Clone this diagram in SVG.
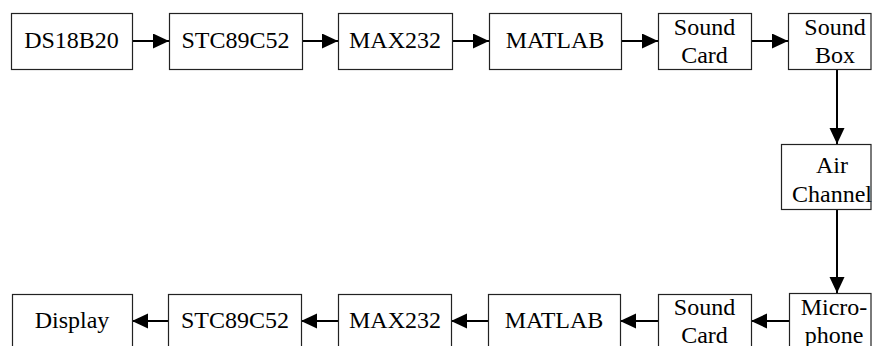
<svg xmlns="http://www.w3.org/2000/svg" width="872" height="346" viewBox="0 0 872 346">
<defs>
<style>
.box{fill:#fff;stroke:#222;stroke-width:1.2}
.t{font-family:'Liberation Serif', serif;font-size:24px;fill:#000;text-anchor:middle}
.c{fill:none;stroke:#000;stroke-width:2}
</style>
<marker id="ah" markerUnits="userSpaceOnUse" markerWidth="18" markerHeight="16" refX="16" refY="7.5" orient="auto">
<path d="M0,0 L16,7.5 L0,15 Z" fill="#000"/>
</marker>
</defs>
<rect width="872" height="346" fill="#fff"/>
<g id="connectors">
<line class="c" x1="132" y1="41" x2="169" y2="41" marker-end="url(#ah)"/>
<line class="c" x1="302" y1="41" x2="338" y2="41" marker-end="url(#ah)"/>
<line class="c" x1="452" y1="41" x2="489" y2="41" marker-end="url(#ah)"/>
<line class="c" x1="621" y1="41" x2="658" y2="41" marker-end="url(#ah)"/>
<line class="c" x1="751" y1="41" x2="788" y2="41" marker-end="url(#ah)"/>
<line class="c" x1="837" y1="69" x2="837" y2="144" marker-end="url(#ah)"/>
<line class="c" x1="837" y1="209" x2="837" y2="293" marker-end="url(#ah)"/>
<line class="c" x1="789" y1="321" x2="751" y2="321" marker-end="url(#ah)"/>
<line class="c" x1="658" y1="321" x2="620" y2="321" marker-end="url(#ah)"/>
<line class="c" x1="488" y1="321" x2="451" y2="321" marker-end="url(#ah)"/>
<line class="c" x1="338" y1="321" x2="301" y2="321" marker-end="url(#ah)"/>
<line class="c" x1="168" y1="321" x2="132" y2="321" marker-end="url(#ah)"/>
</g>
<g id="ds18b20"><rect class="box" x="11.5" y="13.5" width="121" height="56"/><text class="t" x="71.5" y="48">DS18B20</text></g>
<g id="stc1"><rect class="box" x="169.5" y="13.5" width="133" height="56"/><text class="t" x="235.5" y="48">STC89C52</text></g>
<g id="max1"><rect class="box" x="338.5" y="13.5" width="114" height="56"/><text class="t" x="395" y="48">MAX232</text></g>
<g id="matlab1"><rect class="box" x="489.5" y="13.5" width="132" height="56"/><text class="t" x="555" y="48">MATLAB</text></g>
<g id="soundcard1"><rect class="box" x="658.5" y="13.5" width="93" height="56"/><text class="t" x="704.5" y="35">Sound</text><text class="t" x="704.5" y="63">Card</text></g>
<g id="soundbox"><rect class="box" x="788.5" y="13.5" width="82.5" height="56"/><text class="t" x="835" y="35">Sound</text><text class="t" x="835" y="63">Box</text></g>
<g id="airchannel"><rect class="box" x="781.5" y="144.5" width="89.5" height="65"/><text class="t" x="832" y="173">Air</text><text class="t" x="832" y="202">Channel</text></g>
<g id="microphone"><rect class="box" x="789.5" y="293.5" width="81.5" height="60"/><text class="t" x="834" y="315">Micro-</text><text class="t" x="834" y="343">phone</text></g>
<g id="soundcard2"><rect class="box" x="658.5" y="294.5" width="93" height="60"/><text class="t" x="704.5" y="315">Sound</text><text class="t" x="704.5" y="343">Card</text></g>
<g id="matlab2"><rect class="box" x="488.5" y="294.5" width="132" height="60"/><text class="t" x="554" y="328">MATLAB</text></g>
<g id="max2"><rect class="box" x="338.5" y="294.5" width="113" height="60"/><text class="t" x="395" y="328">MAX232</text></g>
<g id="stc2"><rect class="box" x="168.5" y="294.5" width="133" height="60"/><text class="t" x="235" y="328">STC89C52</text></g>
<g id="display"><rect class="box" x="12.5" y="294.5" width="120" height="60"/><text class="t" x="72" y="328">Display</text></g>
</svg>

====

- _STATED PROBLEM_: Repeat the listing in full and exactly. Leave any pictures out.

- _WRITTEN SOLUTION_:
Clone this diagram in SVG.
<svg xmlns="http://www.w3.org/2000/svg" width="872" height="346" viewBox="0 0 872 346">
<defs>
<style>
.box{fill:#fff;stroke:#222;stroke-width:1.2}
.t{font-family:'Liberation Serif', serif;font-size:24px;fill:#000;text-anchor:middle}
.c{fill:none;stroke:#000;stroke-width:2}
</style>
<marker id="ah" markerUnits="userSpaceOnUse" markerWidth="18" markerHeight="16" refX="16" refY="7.5" orient="auto">
<path d="M0,0 L16,7.5 L0,15 Z" fill="#000"/>
</marker>
</defs>
<rect width="872" height="346" fill="#fff"/>
<g id="connectors">
<line class="c" x1="132" y1="41" x2="169" y2="41" marker-end="url(#ah)"/>
<line class="c" x1="302" y1="41" x2="338" y2="41" marker-end="url(#ah)"/>
<line class="c" x1="452" y1="41" x2="489" y2="41" marker-end="url(#ah)"/>
<line class="c" x1="621" y1="41" x2="658" y2="41" marker-end="url(#ah)"/>
<line class="c" x1="751" y1="41" x2="788" y2="41" marker-end="url(#ah)"/>
<line class="c" x1="837" y1="69" x2="837" y2="144" marker-end="url(#ah)"/>
<line class="c" x1="837" y1="209" x2="837" y2="293" marker-end="url(#ah)"/>
<line class="c" x1="789" y1="321" x2="751" y2="321" marker-end="url(#ah)"/>
<line class="c" x1="658" y1="321" x2="620" y2="321" marker-end="url(#ah)"/>
<line class="c" x1="488" y1="321" x2="451" y2="321" marker-end="url(#ah)"/>
<line class="c" x1="338" y1="321" x2="301" y2="321" marker-end="url(#ah)"/>
<line class="c" x1="168" y1="321" x2="132" y2="321" marker-end="url(#ah)"/>
</g>
<g id="ds18b20"><rect class="box" x="11.5" y="13.5" width="121" height="56"/><text class="t" x="71.5" y="48">DS18B20</text></g>
<g id="stc1"><rect class="box" x="169.5" y="13.5" width="133" height="56"/><text class="t" x="235.5" y="48">STC89C52</text></g>
<g id="max1"><rect class="box" x="338.5" y="13.5" width="114" height="56"/><text class="t" x="395" y="48">MAX232</text></g>
<g id="matlab1"><rect class="box" x="489.5" y="13.5" width="132" height="56"/><text class="t" x="555" y="48">MATLAB</text></g>
<g id="soundcard1"><rect class="box" x="658.5" y="13.5" width="93" height="56"/><text class="t" x="704.5" y="35">Sound</text><text class="t" x="704.5" y="63">Card</text></g>
<g id="soundbox"><rect class="box" x="788.5" y="13.5" width="82.5" height="56"/><text class="t" x="835" y="35">Sound</text><text class="t" x="835" y="63">Box</text></g>
<g id="airchannel"><rect class="box" x="781.5" y="144.5" width="89.5" height="65"/><text class="t" x="832" y="173">Air</text><text class="t" x="832" y="202">Channel</text></g>
<g id="microphone"><rect class="box" x="789.5" y="293.5" width="81.5" height="60"/><text class="t" x="834" y="315">Micro-</text><text class="t" x="834" y="343">phone</text></g>
<g id="soundcard2"><rect class="box" x="658.5" y="294.5" width="93" height="60"/><text class="t" x="704.5" y="315">Sound</text><text class="t" x="704.5" y="343">Card</text></g>
<g id="matlab2"><rect class="box" x="488.5" y="294.5" width="132" height="60"/><text class="t" x="554" y="328">MATLAB</text></g>
<g id="max2"><rect class="box" x="338.5" y="294.5" width="113" height="60"/><text class="t" x="395" y="328">MAX232</text></g>
<g id="stc2"><rect class="box" x="168.5" y="294.5" width="133" height="60"/><text class="t" x="235" y="328">STC89C52</text></g>
<g id="display"><rect class="box" x="12.5" y="294.5" width="120" height="60"/><text class="t" x="72" y="328">Display</text></g>
</svg>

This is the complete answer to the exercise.